[start]

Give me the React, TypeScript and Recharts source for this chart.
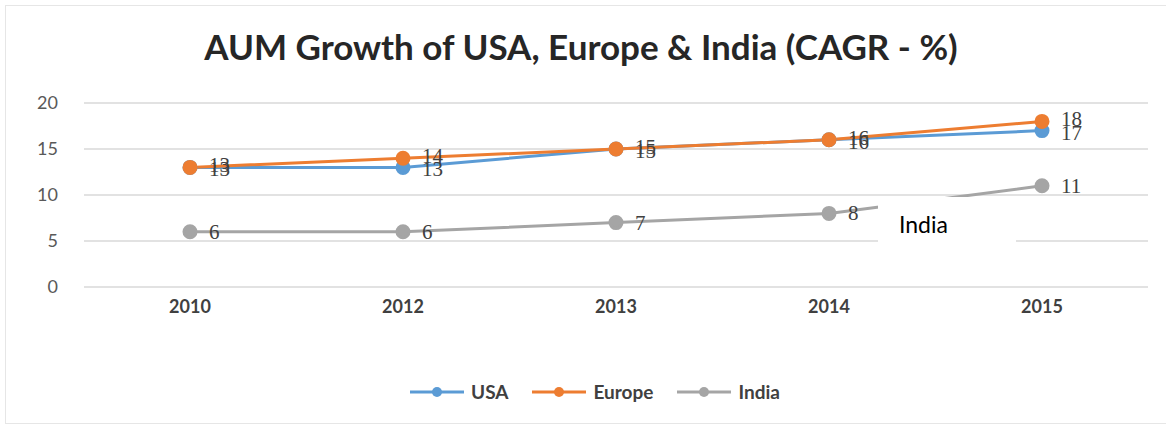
import { LineChart, Line, XAxis, YAxis, CartesianGrid, LabelList } from "recharts";

const years = ["2010", "2012", "2013", "2014", "2015"];
const usa = [13, 13, 15, 16, 17];
const europe = [13, 14, 15, 16, 18];
const india = [6, 6, 7, 8, 11];
const yTicks = [0, 5, 10, 15, 20];

const seriesInfo = [
  { key: "usa", name: "USA", color: "#5B9BD5" },
  { key: "europe", name: "Europe", color: "#ED7D31" },
  { key: "india", name: "India", color: "#A5A5A5" },
];

const data = years.map((year, i) => ({ year, usa: usa[i], europe: europe[i], india: india[i] }));

const font = "Lato, 'Open Sans', sans-serif";

const makeLabel = (dy: number) => (props: any) => {
  const { x, y, value } = props;
  return (
    <text x={x + 19} y={y + dy} dominantBaseline="central" fill="#404040" fontSize={21} fontFamily="'Liberation Serif', serif">
      {value}
    </text>
  );
};

// legend drawn in html so it doesn't eat into the plot height
const ChartLegend = () => (
  <div style={{ position: "absolute", top: 380, left: 0, width: 1190, display: "flex", justifyContent: "center", gap: 24, fontFamily: font, fontWeight: 700, fontSize: 19, color: "#404040" }}>
    {seriesInfo.map((s) => (
      <div key={s.key} style={{ display: "flex", alignItems: "center", gap: 7 }}>
        <svg width={54} height={12}>
          <line x1={0} y1={6} x2={54} y2={6} stroke={s.color} strokeWidth={3} />
          <circle cx={27} cy={6} r={5} fill={s.color} />
        </svg>
        <span>{s.name}</span>
      </div>
    ))}
  </div>
);

export default function App() {
  return (
    <div style={{ position: "absolute", top: 0, left: 0, width: 1166, height: 430, background: "#fff", overflow: "hidden" }}>
      <div style={{ position: "absolute", left: 5, top: 5, width: 1200, height: 417, border: "1px solid #e6e6e6" }} />
      <div style={{ position: "absolute", top: 25, left: 0, width: 1162, textAlign: "center", fontFamily: font, fontWeight: 700, fontSize: 35, color: "#262626" }}>
        AUM Growth of USA, Europe &amp; India (CAGR - %)
      </div>
      <div style={{ position: "absolute", top: 0, left: 0 }}>
        <LineChart width={1166} height={430} data={data} margin={{ top: 103, right: 18, bottom: 113, left: 0 }}>
          <CartesianGrid vertical={false} stroke="#d9d9d9" strokeWidth={1.5} />
          <XAxis dataKey="year" axisLine={false} tickLine={false} padding={{ left: 106, right: 106 }} tick={{ fontSize: 18, fontWeight: 700, fill: "#404040", fontFamily: font }} dy={5} />
          <YAxis domain={[0, 20]} ticks={yTicks} width={84} axisLine={false} tickLine={false} tick={{ fontSize: 18, fill: "#595959", fontFamily: font }} dx={-18} />
          <Line dataKey="india" name="India" stroke="#A5A5A5" strokeWidth={3} dot={{ r: 6, fill: "#A5A5A5", stroke: "#A5A5A5" }} isAnimationActive={false}>
            <LabelList dataKey="india" content={makeLabel(0)} />
          </Line>
          <Line dataKey="usa" name="USA" stroke="#5B9BD5" strokeWidth={3} dot={{ r: 6, fill: "#5B9BD5", stroke: "#5B9BD5" }} isAnimationActive={false}>
            <LabelList dataKey="usa" content={makeLabel(2)} />
          </Line>
          <Line dataKey="europe" name="Europe" stroke="#ED7D31" strokeWidth={3} dot={{ r: 6, fill: "#ED7D31", stroke: "#ED7D31" }} isAnimationActive={false}>
            <LabelList dataKey="europe" content={makeLabel(-2)} />
          </Line>
        </LineChart>
      </div>
      <ChartLegend />
      <div style={{ position: "absolute", left: 878, top: 197, width: 138, height: 64, background: "#fff" }}>
        <div style={{ position: "absolute", left: 21, top: 13, fontFamily: font, fontSize: 23, color: "#000" }}>India</div>
      </div>
    </div>
  );
}
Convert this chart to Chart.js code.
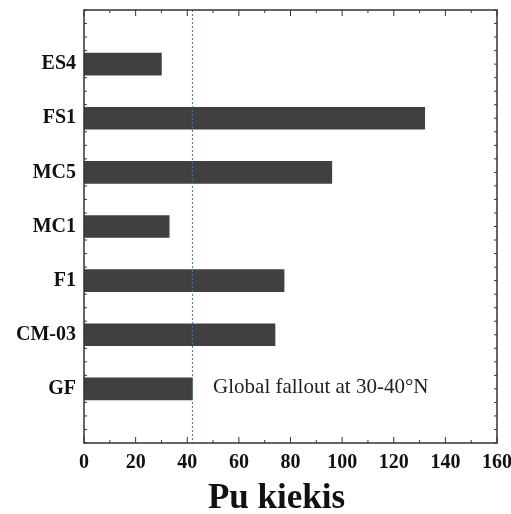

[end]

Work to complete: Filter the records down to the lines that contain the string "this", and copy those lines.

Exercise response:
Give me the React, TypeScript and Recharts source for this chart.
Convert this chart to Chart.js code.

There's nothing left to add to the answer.